Particle gradient flows

Many tasks in machine learning and signal processing require to minimize a convex function of a measure:

\[ \min_{\mu \in \mathcal{M}(\Theta)} J(\mu) \]

where \(\mathcal{M}(\Theta)\) is the space of measures on a manifold \(\Theta\). We focus on the case where \(J\) is (weakly) continuous and (Fréchet) differentiable. For this optimization problem, we investigate the method that consists in discretizing the measure into particles \(\mu = \sum_{i=1}^m w_i \delta_{\theta_i}\) and taking the gradient flow of \(J\) in the parameters \((w_i,\theta_i)_i\). We show that, quite generically, this gradient flow converges to global minimizers in the many-particle limit \(m \to \infty\), if the initial distribution of particles is satisfies a “separation” property.

Preprint

Lenaic Chizat, Francis Bach. On the Global Convergence of Gradient Descent for Over-parameterized Models using Optimal Transport. 2018. <hal-01798792>

Animations

We display below animated versions of the particle gradient flows shown in Section 4 of the preprint, as well as a particle gradient flow corresponding to the training of a neural network with a single hidden layer and sigmoid activation function in dimension d=2. In all these cases, the global minimizer (supported on the dotted lines in the plots) is found. The time scale is logarithmic (see paper for details).

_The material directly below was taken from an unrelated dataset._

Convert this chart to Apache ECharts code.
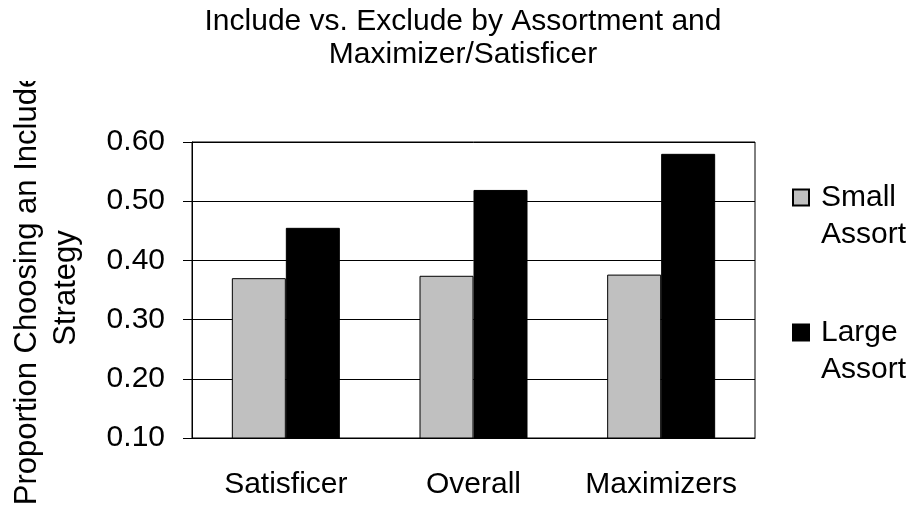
<!DOCTYPE html>
<html>
    <head>
        <meta charset="utf-8">
        <title>Include vs. Exclude</title>
        <script src="https://cdn.jsdelivr.net/npm/echarts@6/dist/echarts.min.js"></script>
        <style>
            html, body { margin: 0; padding: 0; background: #fff; }
            #chart { width: 917px; height: 510px; }
        </style>
    </head>
    <body>
        <div id="chart"></div>
        <script type="text/javascript">
        // data
        var categories = ['Satisficer', 'Overall', 'Maximizers'];
        var smallAssort = [0.370, 0.374, 0.376];
        var largeAssort = [0.455, 0.519, 0.580];
        var yTicks = [0.10, 0.20, 0.30, 0.40, 0.50, 0.60];

        var FONT = "'Liberation Sans', Arial, sans-serif";
        var myChart = echarts.init(document.getElementById('chart'));

        myChart.setOption({
            animation: false,
            backgroundColor: '#fff',
            title: {
                text: 'Include vs. Exclude by Assortment and\nMaximizer/Satisficer',
                left: 463,
                top: 5,
                padding: 0,
                textAlign: 'center',
                textStyle: { fontFamily: FONT, fontSize: 30, fontWeight: 'normal', color: '#000', lineHeight: 33 }
            },
            legend: {
                orient: 'vertical',
                left: 792,
                top: 142,
                padding: 0,
                itemGap: 24,
                itemWidth: 16,
                itemHeight: 16,
                icon: 'rect',
                data: ['Small\nAssort', 'Large\nAssort'],
                // empty first line so the square sits beside the first word, as in the original
                formatter: function (name) { return '\n' + name; },
                textStyle: {
                    fontFamily: FONT, fontSize: 30, color: '#000', lineHeight: 37,
                    padding: [0, 0, 0, 7]
                }
            },
            grid: {
                left: 192, right: 162, top: 142, bottom: 72,
                show: true, borderColor: '#000', borderWidth: 1
            },
            xAxis: {
                type: 'category',
                data: categories,
                axisLine: { lineStyle: { color: '#000', width: 1 } },
                axisTick: { length: 9, lineStyle: { color: '#000' } },
                axisLabel: { interval: 0, margin: 32, fontFamily: FONT, fontSize: 30, color: '#000' }
            },
            yAxis: {
                type: 'value',
                min: yTicks[0],
                max: yTicks[yTicks.length - 1],
                interval: 0.1,
                axisLine: { show: true, lineStyle: { color: '#000', width: 1 } },
                axisTick: { show: true, length: 9, lineStyle: { color: '#000' } },
                splitLine: { lineStyle: { color: '#000', width: 1 } },
                axisLabel: {
                    margin: 27, fontFamily: FONT, fontSize: 30, color: '#000',
                    formatter: function (v) { return v.toFixed(2); }
                }
            },
            series: [
                {
                    name: 'Small\nAssort',
                    type: 'bar',
                    barWidth: 54,
                    barGap: '0%',
                    data: smallAssort,
                    itemStyle: { color: '#c0c0c0', borderColor: '#000', borderWidth: 1 }
                },
                {
                    name: 'Large\nAssort',
                    type: 'bar',
                    barWidth: 54,
                    barGap: '0%',
                    data: largeAssort,
                    itemStyle: { color: '#000', borderColor: '#000', borderWidth: 1 }
                }
            ],
            graphic: [
                {
                    type: 'text',
                    x: 47,
                    y: 288,
                    rotation: Math.PI / 2,
                    z: 10,
                    style: {
                        text: 'Proportion Choosing an Include\nStrategy',
                        fontFamily: FONT,
                        fontSize: 31,
                        lineHeight: 39,
                        align: 'center',
                        verticalAlign: 'middle',
                        fill: '#000'
                    }
                },
                {
                    // the original's text box cuts off the end of the axis title
                    type: 'rect',
                    z: 100,
                    shape: { x: 0, y: 0, width: 55, height: 81 },
                    style: { fill: '#fff' }
                }
            ]
        });
        </script>
    </body>
</html>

Sparse spikes deconvolution

We solve the BLASSO problem for recovering a sum-of-impulse signal given noisy and filtered observations. The method corresponds to a non-convex forward-backward method on the vector of position/weights of all particles. The positions \(\theta(t)\) of the particles are shown horizontally and weight \(w(t)\) shown vertically. The initialization is evenly spaced on \(\{0\} \times [0,1]\) (this satisfies asymptotically the separation condition).

Neural networks with a single hidden layer

We train a simple neural network on a synthetic well-specified model with SGD.

ReLU activation function: we show for each particle the trajectory \(\vert w(t)\vert\cdot \theta(t)\in \mathbb{R}^2\). The initialization is uniformly random on a sphere around \(0\) (this satisfies asymptotically the separation condition). This case has a homogeneous structure and is treated separately in the paper.

Sigmoid activation function: weights \(w(t)\) represented by the size of the particles (blue for negative, red for positive, ground truth shown with 2 neurons shown by large disks). The initialization is distributed according to a normal law on \(\mathbb{R}^2\) (this satisfies asymptotically the separation condition).